Several months ago, recognizing these growing issues among its members, NADA created a task force to focus on the issue of stair-step or two-tier pricing programs, in which manufacturers provide dealers with incentives specifically tied to sales goals.

However, given the nature of automotive retailing and the diversity among dealers, ranging from urban and multi-brand groups, to rural and stand-alone franchises, Underriner said that such practices tend to be “unsuccessful. The history of our industry is littered with automaker attempts to impose one-size-fits-all programs on dealers. These efforts at top-down control almost always fail,” he remarked.

He also said that besides the dealers themselves, there is an equal amount of diversity among consumers shopping for vehicles in local markets, citing that as another reason why manufacturer driven two-tier pricing incentives often fail.

“Distant corporations simply cannot understand or respond effectively to these differences.
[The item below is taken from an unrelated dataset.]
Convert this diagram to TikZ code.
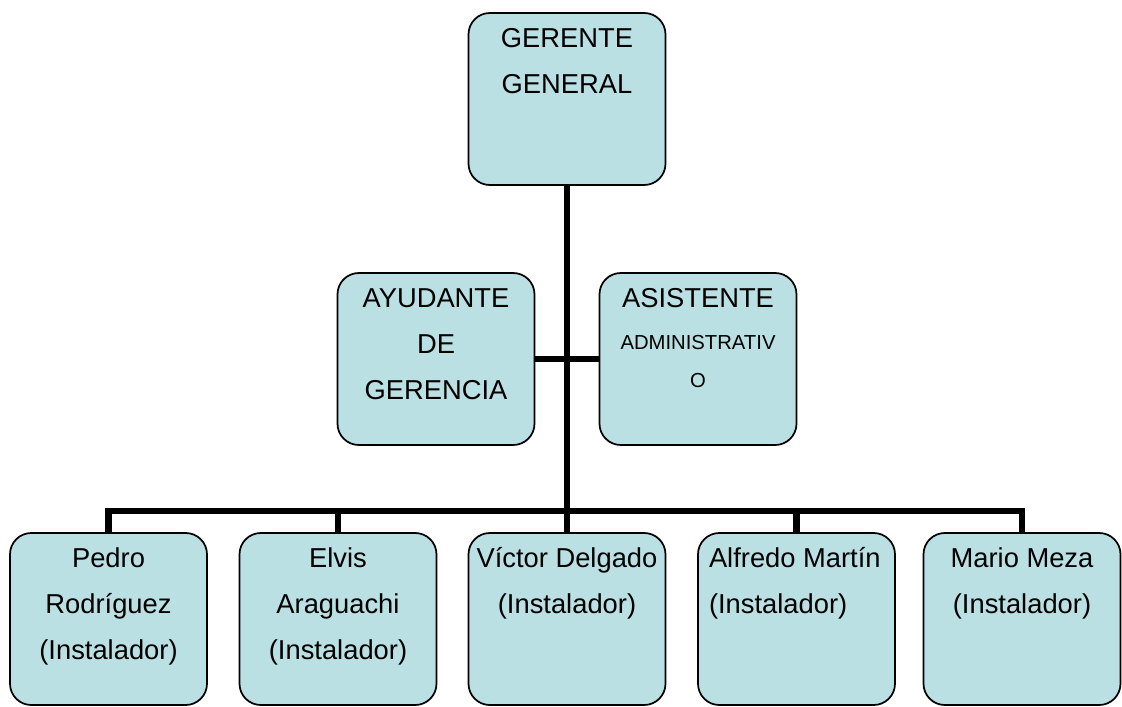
\documentclass[tikz,border=0pt]{standalone}
\usepackage{fontspec}
\setmainfont{Liberation Sans}
\definecolor{celeste}{RGB}{186,224,228}
% text of a box, set from its top edge
\newcommand{\cargo}[2][\centering]{\parbox[c][129pt][t]{147.75pt}{#1\rule{0pt}{25.5pt}#2}}
\tikzset{
  caja/.style={draw, line width=1.3pt, fill=celeste, rounded corners=16pt,
    inner sep=0pt, font=\fontsize{20.5}{34.5}\selectfont},
  linea/.style={line width=4.9pt, line join=miter}
}
\begin{document}
\begin{tikzpicture}[x=0.75pt,y=-0.75pt]
            \useasboundingbox (0,0) rectangle (1122,707);

            % Marking box of the general manager
            \node [caja] (gerente) at (567,99) {\cargo{GERENTE\\GENERAL}};%

            % Marking boxes of the staff
            \node [caja] (ayudante) at (436,359) {\cargo{AYUDANTE\\DE\\GERENCIA}};%
            \node [caja] (asistente) at (698,359) {\cargo{ASISTENTE\\[-2.5pt]{\fontsize{15.2}{34.5}\selectfont ADMINISTRATIV\\[-6.5pt]O}}};%

            % Marking boxes of the installers
            \node [caja] (pedro) at (108.5,619) {\cargo{Pedro\\Rodríguez\\(Instalador)}};%
            \node [caja] (elvis) at (338,619) {\cargo{Elvis\\Araguachi\\(Instalador)}};%
            \node [caja] (victor) at (567,619) {\cargo{Víctor Delgado\\(Instalador)}};%
            \node [caja] (alfredo) at (796.5,619) {\cargo[\raggedright\leftskip=8.25pt]{Alfredo Martín\\(Instalador)}};%
            \node [caja] (mario) at (1022,619) {\cargo{Mario Meza\\(Instalador)}};%

            % Drawing the trunk and the bus
            \coordinate (bus) at (567,511);
            \draw [linea] (gerente.south) -- (bus);%
            \draw [linea] (pedro.north) -- (pedro.north |- bus) -- (mario.north |- bus) -- (mario.north);%

            % Drawing the staff line
            \draw [linea] (ayudante.east) -- (asistente.west);%

            % Drawing the drops to the installers
            \foreach \n in {elvis,victor,alfredo}
              \draw [linea] (\n.north) -- (\n.north |- bus);%
\end{tikzpicture}
\end{document}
We know our customers’ preferences and local market conditions better than anyone – certainly far better than a corporation with headquarters thousands of miles away,” he declared.
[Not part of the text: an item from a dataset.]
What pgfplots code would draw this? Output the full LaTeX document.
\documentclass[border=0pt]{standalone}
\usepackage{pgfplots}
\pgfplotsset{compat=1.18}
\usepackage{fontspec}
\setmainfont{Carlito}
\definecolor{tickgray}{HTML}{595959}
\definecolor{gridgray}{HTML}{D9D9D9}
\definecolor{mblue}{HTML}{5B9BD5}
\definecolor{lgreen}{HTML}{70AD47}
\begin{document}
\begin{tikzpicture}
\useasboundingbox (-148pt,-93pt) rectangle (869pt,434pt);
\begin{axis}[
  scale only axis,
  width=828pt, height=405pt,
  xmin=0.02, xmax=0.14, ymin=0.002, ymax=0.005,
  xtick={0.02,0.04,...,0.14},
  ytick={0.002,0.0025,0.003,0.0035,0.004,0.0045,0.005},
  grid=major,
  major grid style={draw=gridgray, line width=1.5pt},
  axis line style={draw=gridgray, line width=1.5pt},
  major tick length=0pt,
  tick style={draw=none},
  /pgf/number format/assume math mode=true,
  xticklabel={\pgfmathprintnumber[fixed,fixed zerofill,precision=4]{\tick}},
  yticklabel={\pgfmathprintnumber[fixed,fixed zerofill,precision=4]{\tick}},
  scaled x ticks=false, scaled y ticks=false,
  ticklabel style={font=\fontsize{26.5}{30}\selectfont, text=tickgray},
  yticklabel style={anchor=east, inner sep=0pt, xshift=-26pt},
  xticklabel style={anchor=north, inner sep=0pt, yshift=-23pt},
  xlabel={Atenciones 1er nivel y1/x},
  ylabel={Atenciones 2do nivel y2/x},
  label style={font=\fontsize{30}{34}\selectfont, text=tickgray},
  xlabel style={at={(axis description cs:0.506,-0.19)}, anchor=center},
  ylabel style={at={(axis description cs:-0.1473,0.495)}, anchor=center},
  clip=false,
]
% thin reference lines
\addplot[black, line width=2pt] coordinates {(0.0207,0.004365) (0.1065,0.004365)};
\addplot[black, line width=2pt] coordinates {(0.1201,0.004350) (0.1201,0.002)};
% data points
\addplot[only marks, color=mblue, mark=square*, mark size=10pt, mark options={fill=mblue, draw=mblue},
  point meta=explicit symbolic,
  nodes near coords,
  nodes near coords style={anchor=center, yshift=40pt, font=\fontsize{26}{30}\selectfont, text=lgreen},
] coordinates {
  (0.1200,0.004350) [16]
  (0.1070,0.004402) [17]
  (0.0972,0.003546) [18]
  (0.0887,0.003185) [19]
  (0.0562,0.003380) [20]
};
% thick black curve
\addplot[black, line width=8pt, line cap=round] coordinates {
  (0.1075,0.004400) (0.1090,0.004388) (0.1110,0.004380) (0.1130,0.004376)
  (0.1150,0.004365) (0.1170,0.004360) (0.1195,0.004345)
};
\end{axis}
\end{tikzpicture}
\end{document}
Another contentious issue among auto retailers, particularly in the U.S., concerns factory image programs, which often require dealers to spend millions on refurbishing their stores to meet guidelines from OEMs, often with no key indicators of return on investment. The results of NADA’s first study into the matter, revealed at the association’s convention in Las Vegas early this year, showed that OEMs need to receive more dealer input earlier in the process, in order to achieve a program that’s well received by dealers.

A second phase of the program aims to showcase what dealerships will look like in the future. “We want to know whether we are investing in the kind of dealership that will be most competitive in 2020 and beyond,” Underriner said.